The coalition hosting the event included 350 Chicago, Chicago Area Peace Action, Citizens’ Greener Evanston, Rise Up Chicago, Save Our Illinois Land, Extinction Rebellion and Rising Tide Chicago. Catherine Buntin of Chicago Area Peace Action said the event’s purpose was to fight to keep watersheds from being poisoned so present and future generations can live.

“We’re already short of water on the planet,” Buntin said. “A lot of the people who work in our groups are parents and grandparents that are very worried about water for their children and their grandchildren.”

Signs are ready for people during an activism event in opposition to Enbridge’s new tar sand pipelines in the Great Lakes on Oct. 16, 2022, at Elliot Park in Evanston. (Erin Hooley / Chicago Tribune)

On Oct. 7, U.S. District Judge Colleen Kollar-Kotelly ruled that the U.S. Army Corps of Engineers did not need to weigh how the project as a whole would affect climate change.
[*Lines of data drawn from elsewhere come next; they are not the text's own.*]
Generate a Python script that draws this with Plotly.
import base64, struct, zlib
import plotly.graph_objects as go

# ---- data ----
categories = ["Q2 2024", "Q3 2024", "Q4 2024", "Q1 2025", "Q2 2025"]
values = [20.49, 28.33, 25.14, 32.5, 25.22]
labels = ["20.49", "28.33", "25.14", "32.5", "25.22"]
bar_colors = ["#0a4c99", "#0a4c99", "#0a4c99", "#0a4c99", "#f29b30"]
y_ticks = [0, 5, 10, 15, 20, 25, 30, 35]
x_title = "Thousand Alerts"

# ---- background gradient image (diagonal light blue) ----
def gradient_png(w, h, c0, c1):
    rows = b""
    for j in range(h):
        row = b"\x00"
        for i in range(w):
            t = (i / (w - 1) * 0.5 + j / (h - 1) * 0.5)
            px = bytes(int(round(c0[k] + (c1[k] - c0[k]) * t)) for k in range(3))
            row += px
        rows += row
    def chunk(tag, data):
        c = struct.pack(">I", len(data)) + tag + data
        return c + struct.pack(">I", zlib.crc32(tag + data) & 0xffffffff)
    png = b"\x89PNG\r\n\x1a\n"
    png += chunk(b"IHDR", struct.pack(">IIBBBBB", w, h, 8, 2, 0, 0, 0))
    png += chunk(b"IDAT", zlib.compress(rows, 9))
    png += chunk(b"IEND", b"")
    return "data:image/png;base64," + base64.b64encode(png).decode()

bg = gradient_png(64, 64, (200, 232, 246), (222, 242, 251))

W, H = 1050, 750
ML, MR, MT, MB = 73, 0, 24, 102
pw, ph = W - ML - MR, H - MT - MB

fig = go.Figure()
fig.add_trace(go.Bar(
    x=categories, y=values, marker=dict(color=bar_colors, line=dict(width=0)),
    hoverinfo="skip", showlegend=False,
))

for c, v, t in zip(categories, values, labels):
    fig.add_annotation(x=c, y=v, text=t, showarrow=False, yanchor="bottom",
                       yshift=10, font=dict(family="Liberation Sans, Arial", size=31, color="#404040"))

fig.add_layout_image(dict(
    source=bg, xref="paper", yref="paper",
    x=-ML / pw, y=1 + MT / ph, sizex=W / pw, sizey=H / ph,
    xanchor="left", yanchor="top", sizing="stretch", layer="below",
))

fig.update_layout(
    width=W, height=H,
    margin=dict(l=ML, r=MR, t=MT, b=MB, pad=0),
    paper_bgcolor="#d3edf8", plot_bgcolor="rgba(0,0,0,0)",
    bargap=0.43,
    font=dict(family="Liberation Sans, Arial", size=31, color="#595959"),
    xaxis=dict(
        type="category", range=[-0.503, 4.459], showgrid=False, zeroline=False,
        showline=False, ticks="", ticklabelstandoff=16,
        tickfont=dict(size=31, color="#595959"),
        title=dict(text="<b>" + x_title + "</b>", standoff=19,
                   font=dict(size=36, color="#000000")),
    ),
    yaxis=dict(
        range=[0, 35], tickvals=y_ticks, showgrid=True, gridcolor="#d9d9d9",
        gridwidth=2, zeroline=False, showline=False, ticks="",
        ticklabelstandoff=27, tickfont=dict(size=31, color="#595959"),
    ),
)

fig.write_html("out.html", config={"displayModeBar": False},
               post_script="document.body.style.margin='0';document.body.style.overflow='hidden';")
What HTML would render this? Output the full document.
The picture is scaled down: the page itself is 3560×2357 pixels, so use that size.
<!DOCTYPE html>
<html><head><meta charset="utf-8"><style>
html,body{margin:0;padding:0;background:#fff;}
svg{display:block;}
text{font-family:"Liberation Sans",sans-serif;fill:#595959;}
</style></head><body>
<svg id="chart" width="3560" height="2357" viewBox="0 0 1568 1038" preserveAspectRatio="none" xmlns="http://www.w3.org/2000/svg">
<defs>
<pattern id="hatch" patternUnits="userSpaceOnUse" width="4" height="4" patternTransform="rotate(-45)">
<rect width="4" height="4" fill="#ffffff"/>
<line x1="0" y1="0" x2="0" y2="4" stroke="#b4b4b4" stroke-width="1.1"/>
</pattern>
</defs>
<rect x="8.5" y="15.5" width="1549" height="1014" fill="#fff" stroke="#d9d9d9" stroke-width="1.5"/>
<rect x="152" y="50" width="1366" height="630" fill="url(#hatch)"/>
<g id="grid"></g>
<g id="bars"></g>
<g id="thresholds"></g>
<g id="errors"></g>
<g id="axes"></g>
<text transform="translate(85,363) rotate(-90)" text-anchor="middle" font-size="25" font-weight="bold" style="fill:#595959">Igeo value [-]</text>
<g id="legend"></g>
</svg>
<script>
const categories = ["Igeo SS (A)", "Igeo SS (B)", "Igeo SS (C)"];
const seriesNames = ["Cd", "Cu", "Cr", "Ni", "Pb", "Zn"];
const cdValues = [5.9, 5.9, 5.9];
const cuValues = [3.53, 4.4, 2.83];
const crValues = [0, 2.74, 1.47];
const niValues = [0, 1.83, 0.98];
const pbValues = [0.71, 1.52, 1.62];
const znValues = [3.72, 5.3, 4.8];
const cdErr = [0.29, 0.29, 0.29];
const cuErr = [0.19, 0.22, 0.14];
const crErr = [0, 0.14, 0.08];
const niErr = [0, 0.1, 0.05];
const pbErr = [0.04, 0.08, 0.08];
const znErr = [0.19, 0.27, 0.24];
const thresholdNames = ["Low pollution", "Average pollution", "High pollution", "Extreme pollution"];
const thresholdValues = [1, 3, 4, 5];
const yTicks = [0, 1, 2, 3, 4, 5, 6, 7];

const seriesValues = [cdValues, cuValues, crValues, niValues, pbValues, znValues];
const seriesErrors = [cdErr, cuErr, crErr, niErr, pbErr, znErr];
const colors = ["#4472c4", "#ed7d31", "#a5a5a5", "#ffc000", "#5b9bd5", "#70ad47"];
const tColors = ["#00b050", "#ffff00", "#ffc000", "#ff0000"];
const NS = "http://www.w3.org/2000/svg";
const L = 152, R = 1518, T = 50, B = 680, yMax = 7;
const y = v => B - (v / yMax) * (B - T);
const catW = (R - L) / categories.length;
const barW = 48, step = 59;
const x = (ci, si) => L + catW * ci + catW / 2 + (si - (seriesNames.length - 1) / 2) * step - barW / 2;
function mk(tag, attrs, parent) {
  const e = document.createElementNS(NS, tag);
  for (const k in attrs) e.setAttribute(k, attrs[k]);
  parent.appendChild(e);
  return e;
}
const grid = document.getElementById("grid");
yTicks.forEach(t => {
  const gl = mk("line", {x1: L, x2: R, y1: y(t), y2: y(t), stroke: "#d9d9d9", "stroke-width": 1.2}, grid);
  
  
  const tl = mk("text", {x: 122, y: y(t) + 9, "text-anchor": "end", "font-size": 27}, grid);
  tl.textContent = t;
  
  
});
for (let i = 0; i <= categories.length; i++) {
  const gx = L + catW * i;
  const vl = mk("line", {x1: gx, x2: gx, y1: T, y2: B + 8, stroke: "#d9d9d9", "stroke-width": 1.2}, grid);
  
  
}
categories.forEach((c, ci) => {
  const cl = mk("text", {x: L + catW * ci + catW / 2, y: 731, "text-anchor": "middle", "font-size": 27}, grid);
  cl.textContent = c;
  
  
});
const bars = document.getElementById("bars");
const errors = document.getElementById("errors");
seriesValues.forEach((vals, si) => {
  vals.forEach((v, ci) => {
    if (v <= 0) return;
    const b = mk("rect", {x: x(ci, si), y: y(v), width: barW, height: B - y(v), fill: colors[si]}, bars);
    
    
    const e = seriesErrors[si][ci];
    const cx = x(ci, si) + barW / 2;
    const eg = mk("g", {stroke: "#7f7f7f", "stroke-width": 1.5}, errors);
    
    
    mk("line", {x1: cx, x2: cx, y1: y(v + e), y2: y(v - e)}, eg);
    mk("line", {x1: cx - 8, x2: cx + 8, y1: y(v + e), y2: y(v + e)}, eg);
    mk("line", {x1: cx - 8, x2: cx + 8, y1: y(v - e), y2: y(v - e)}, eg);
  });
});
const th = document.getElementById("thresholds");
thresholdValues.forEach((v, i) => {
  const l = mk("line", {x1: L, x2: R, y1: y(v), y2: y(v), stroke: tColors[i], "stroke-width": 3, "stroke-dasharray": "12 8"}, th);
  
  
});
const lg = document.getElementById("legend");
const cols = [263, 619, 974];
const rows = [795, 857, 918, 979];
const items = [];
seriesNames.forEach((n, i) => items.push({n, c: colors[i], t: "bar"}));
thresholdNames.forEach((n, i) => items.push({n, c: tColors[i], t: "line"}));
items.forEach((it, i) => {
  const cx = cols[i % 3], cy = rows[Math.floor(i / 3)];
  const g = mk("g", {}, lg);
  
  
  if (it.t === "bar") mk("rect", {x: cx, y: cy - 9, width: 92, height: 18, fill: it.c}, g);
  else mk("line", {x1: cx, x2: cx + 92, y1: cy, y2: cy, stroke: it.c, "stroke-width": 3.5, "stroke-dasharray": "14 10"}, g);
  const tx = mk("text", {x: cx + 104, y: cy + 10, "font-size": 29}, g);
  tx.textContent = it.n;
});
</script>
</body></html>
Kollar-Kotelly said the Army Corps was correct in limiting its environmental review to just the project’s impacts on Minnesota, without considering downstream issues such as greenhouse gas emissions from burning crude oil the pipeline carries.

The decision means approvals have been upheld for Enbridge’s Line 3 oil replacement, which stretches across Alberta, Canada, to Superior, Wisconsin.

Jessy Bradish, an Evanston resident and activist who spearheaded the event, described it as “an afternoon of activism and community around our beautiful Great Lakes and watershed.”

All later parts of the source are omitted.